# START OF Extracted entries
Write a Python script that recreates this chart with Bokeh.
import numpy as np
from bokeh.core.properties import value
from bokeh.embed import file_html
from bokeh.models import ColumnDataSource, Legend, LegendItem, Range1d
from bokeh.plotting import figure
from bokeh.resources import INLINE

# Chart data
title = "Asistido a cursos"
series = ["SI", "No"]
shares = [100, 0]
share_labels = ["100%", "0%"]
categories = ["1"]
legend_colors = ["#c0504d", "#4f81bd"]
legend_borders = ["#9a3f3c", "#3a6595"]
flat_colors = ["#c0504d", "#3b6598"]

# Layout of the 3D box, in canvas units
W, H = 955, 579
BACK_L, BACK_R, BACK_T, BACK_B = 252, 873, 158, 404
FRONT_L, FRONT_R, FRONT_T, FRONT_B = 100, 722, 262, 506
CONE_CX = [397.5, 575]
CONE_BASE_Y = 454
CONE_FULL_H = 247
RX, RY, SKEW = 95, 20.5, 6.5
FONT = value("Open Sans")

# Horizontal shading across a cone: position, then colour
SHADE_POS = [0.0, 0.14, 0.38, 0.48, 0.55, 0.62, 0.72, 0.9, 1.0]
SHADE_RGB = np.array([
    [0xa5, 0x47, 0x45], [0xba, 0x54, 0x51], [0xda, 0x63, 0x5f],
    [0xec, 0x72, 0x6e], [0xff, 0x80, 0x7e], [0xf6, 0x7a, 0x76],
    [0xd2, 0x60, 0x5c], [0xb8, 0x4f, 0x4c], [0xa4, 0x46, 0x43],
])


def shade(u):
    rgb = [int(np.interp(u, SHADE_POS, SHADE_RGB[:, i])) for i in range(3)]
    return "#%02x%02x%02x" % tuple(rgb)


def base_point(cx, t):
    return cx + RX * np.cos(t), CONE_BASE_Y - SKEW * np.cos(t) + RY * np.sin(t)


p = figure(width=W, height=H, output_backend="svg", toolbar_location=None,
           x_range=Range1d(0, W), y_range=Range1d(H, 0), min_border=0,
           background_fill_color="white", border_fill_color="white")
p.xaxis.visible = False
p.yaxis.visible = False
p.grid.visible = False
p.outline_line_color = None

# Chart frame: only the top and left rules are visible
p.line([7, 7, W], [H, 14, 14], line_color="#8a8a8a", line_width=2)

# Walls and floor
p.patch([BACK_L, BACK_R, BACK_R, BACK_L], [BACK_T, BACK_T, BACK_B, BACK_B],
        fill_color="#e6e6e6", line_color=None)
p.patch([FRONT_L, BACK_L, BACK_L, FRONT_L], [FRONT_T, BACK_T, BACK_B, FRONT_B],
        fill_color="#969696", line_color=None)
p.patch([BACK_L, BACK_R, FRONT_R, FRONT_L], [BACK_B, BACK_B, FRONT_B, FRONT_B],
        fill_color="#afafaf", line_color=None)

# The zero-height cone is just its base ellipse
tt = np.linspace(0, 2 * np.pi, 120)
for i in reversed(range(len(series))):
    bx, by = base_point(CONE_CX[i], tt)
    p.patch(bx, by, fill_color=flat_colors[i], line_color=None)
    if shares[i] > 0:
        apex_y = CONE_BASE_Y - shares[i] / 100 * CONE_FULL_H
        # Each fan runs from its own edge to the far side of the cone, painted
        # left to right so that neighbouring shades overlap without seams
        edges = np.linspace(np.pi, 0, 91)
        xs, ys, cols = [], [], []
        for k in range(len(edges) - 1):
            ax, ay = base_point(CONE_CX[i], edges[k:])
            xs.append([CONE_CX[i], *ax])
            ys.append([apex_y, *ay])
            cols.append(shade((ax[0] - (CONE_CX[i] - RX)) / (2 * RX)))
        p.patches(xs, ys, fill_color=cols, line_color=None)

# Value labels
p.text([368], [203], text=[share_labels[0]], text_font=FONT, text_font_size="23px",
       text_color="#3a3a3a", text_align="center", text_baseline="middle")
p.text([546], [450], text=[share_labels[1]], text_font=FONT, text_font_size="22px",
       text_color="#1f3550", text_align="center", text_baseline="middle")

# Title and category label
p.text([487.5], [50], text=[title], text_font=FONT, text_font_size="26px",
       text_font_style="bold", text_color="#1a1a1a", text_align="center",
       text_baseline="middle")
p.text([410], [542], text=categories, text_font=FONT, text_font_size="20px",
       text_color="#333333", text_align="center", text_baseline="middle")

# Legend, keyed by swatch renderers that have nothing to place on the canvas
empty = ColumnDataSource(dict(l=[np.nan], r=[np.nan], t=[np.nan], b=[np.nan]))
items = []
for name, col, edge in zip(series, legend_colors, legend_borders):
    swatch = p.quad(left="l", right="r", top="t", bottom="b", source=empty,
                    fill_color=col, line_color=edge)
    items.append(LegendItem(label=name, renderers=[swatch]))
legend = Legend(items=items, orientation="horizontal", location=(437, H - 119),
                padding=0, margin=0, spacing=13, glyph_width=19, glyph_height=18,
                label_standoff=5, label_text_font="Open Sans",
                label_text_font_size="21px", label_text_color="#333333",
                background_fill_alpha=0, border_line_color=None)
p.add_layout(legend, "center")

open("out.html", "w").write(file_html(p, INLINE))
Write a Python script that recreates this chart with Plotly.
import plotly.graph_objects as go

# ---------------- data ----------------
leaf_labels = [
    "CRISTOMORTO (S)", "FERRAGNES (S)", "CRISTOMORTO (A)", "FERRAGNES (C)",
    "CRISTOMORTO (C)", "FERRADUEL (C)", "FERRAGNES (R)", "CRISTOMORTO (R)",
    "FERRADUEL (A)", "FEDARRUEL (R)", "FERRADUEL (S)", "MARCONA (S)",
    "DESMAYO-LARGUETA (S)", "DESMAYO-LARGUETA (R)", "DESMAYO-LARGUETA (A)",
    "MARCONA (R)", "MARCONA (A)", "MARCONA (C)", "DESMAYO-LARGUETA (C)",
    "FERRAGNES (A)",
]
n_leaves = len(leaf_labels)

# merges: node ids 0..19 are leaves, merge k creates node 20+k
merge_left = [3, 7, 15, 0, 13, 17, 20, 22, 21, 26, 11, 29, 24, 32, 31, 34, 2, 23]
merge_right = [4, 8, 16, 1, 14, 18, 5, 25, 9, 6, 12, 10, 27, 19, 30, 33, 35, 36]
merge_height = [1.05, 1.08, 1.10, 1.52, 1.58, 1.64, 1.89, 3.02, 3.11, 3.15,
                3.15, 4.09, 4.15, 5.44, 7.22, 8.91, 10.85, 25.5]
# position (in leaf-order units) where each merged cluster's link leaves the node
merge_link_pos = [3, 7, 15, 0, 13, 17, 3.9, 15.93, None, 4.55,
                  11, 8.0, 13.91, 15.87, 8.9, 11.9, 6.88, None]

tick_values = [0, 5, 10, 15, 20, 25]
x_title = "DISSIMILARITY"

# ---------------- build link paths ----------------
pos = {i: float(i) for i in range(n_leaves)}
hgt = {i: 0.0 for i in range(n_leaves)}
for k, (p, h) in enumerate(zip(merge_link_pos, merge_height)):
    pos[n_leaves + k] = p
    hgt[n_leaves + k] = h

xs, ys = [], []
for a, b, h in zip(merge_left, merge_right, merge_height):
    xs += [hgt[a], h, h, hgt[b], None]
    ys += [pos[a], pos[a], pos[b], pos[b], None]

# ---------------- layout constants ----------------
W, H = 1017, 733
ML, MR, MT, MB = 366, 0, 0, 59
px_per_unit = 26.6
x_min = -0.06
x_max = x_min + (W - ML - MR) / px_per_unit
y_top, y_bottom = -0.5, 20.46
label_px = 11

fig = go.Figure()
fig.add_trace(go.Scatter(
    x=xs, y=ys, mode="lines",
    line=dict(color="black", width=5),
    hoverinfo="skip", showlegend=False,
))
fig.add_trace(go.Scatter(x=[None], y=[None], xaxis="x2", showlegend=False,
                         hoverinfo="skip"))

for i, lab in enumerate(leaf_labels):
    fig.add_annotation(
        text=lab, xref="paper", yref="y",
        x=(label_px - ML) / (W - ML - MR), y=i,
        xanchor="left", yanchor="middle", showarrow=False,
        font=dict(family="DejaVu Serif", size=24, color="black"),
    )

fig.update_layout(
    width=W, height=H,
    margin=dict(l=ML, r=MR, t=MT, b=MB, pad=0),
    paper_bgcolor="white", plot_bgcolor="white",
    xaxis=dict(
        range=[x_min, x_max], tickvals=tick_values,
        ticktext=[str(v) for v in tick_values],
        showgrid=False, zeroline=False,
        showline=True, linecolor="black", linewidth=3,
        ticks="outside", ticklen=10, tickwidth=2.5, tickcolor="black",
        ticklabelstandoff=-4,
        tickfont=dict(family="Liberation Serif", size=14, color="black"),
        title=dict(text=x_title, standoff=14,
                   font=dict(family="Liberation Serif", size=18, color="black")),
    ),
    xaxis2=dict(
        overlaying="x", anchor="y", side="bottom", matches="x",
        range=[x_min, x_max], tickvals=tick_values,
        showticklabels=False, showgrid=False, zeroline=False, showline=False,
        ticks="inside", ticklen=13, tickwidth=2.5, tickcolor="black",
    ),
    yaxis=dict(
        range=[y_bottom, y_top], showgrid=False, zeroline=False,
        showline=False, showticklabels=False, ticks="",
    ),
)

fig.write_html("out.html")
# END OF Extracted entries
Exercise prompt: Begin with the line containing "Write a Python script that recreates this chart with Plotly." and end with the line containing "import plotly.graph_objects as go"; repeat every line from start to finish exactly, and nothing outside them.

Solution to the exercise:
Write a Python script that recreates this chart with Plotly.
import plotly.graph_objects as go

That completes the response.